» **AIM**:
Exactly repeat the full listing that follows.

» **DATA SHOWN**:

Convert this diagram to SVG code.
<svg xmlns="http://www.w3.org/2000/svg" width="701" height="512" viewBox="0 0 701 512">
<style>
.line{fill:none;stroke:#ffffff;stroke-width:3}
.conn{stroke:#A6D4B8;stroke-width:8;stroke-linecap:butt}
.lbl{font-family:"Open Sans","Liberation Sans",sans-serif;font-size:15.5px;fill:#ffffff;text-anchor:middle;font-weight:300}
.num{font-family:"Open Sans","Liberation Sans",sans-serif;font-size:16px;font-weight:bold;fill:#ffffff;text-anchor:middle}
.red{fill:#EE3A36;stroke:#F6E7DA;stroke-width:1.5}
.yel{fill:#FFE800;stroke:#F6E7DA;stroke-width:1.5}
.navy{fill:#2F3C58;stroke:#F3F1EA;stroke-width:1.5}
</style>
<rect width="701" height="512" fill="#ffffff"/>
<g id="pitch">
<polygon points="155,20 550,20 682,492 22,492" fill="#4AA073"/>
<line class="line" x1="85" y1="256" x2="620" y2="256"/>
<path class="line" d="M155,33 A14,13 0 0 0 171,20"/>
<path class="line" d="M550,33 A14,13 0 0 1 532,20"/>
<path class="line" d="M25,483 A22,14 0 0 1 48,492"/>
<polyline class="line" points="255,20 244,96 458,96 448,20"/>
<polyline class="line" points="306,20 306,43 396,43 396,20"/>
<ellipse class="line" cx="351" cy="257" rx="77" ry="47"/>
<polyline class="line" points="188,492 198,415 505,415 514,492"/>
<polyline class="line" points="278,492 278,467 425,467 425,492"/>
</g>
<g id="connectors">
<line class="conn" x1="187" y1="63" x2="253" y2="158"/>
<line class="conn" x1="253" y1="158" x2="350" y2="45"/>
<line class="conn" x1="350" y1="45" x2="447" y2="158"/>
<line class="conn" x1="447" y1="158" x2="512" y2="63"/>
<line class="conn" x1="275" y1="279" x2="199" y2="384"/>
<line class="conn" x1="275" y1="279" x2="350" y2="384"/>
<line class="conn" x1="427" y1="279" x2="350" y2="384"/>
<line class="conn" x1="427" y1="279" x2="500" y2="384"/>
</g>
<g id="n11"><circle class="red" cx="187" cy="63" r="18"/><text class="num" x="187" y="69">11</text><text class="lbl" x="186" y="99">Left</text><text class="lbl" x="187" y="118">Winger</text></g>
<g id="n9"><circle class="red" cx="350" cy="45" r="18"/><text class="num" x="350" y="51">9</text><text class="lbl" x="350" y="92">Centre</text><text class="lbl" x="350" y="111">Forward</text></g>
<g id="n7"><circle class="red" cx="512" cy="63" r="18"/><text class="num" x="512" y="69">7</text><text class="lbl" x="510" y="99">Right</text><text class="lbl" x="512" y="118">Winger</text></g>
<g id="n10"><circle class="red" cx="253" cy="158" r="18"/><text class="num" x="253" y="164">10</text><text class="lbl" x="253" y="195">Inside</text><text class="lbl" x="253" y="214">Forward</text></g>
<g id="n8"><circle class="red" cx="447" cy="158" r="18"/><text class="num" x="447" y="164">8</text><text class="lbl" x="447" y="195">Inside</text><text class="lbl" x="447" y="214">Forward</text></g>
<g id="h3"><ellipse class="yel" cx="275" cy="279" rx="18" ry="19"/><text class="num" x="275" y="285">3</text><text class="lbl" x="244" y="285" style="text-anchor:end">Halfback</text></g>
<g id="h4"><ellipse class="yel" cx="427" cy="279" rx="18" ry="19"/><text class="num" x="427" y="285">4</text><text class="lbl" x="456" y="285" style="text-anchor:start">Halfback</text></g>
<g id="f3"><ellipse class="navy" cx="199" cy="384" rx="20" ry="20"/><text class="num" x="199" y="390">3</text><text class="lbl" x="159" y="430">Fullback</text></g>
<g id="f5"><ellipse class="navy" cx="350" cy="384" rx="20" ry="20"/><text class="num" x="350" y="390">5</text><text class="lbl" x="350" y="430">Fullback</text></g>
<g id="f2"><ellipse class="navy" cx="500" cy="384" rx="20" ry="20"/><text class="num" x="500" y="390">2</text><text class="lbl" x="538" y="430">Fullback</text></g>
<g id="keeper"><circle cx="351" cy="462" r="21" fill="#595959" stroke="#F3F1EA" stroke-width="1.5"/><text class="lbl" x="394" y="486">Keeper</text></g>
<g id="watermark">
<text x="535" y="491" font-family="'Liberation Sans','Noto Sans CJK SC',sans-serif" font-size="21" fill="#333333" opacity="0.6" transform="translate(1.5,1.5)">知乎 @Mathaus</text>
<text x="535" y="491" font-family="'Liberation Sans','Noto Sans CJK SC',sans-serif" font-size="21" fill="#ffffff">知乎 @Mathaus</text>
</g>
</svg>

» **TASK RESULT**:
Convert this diagram to SVG code.
<svg xmlns="http://www.w3.org/2000/svg" width="701" height="512" viewBox="0 0 701 512">
<style>
.line{fill:none;stroke:#ffffff;stroke-width:3}
.conn{stroke:#A6D4B8;stroke-width:8;stroke-linecap:butt}
.lbl{font-family:"Open Sans","Liberation Sans",sans-serif;font-size:15.5px;fill:#ffffff;text-anchor:middle;font-weight:300}
.num{font-family:"Open Sans","Liberation Sans",sans-serif;font-size:16px;font-weight:bold;fill:#ffffff;text-anchor:middle}
.red{fill:#EE3A36;stroke:#F6E7DA;stroke-width:1.5}
.yel{fill:#FFE800;stroke:#F6E7DA;stroke-width:1.5}
.navy{fill:#2F3C58;stroke:#F3F1EA;stroke-width:1.5}
</style>
<rect width="701" height="512" fill="#ffffff"/>
<g id="pitch">
<polygon points="155,20 550,20 682,492 22,492" fill="#4AA073"/>
<line class="line" x1="85" y1="256" x2="620" y2="256"/>
<path class="line" d="M155,33 A14,13 0 0 0 171,20"/>
<path class="line" d="M550,33 A14,13 0 0 1 532,20"/>
<path class="line" d="M25,483 A22,14 0 0 1 48,492"/>
<polyline class="line" points="255,20 244,96 458,96 448,20"/>
<polyline class="line" points="306,20 306,43 396,43 396,20"/>
<ellipse class="line" cx="351" cy="257" rx="77" ry="47"/>
<polyline class="line" points="188,492 198,415 505,415 514,492"/>
<polyline class="line" points="278,492 278,467 425,467 425,492"/>
</g>
<g id="connectors">
<line class="conn" x1="187" y1="63" x2="253" y2="158"/>
<line class="conn" x1="253" y1="158" x2="350" y2="45"/>
<line class="conn" x1="350" y1="45" x2="447" y2="158"/>
<line class="conn" x1="447" y1="158" x2="512" y2="63"/>
<line class="conn" x1="275" y1="279" x2="199" y2="384"/>
<line class="conn" x1="275" y1="279" x2="350" y2="384"/>
<line class="conn" x1="427" y1="279" x2="350" y2="384"/>
<line class="conn" x1="427" y1="279" x2="500" y2="384"/>
</g>
<g id="n11"><circle class="red" cx="187" cy="63" r="18"/><text class="num" x="187" y="69">11</text><text class="lbl" x="186" y="99">Left</text><text class="lbl" x="187" y="118">Winger</text></g>
<g id="n9"><circle class="red" cx="350" cy="45" r="18"/><text class="num" x="350" y="51">9</text><text class="lbl" x="350" y="92">Centre</text><text class="lbl" x="350" y="111">Forward</text></g>
<g id="n7"><circle class="red" cx="512" cy="63" r="18"/><text class="num" x="512" y="69">7</text><text class="lbl" x="510" y="99">Right</text><text class="lbl" x="512" y="118">Winger</text></g>
<g id="n10"><circle class="red" cx="253" cy="158" r="18"/><text class="num" x="253" y="164">10</text><text class="lbl" x="253" y="195">Inside</text><text class="lbl" x="253" y="214">Forward</text></g>
<g id="n8"><circle class="red" cx="447" cy="158" r="18"/><text class="num" x="447" y="164">8</text><text class="lbl" x="447" y="195">Inside</text><text class="lbl" x="447" y="214">Forward</text></g>
<g id="h3"><ellipse class="yel" cx="275" cy="279" rx="18" ry="19"/><text class="num" x="275" y="285">3</text><text class="lbl" x="244" y="285" style="text-anchor:end">Halfback</text></g>
<g id="h4"><ellipse class="yel" cx="427" cy="279" rx="18" ry="19"/><text class="num" x="427" y="285">4</text><text class="lbl" x="456" y="285" style="text-anchor:start">Halfback</text></g>
<g id="f3"><ellipse class="navy" cx="199" cy="384" rx="20" ry="20"/><text class="num" x="199" y="390">3</text><text class="lbl" x="159" y="430">Fullback</text></g>
<g id="f5"><ellipse class="navy" cx="350" cy="384" rx="20" ry="20"/><text class="num" x="350" y="390">5</text><text class="lbl" x="350" y="430">Fullback</text></g>
<g id="f2"><ellipse class="navy" cx="500" cy="384" rx="20" ry="20"/><text class="num" x="500" y="390">2</text><text class="lbl" x="538" y="430">Fullback</text></g>
<g id="keeper"><circle cx="351" cy="462" r="21" fill="#595959" stroke="#F3F1EA" stroke-width="1.5"/><text class="lbl" x="394" y="486">Keeper</text></g>
<g id="watermark">
<text x="535" y="491" font-family="'Liberation Sans','Noto Sans CJK SC',sans-serif" font-size="21" fill="#333333" opacity="0.6" transform="translate(1.5,1.5)">知乎 @Mathaus</text>
<text x="535" y="491" font-family="'Liberation Sans','Noto Sans CJK SC',sans-serif" font-size="21" fill="#ffffff">知乎 @Mathaus</text>
</g>
</svg>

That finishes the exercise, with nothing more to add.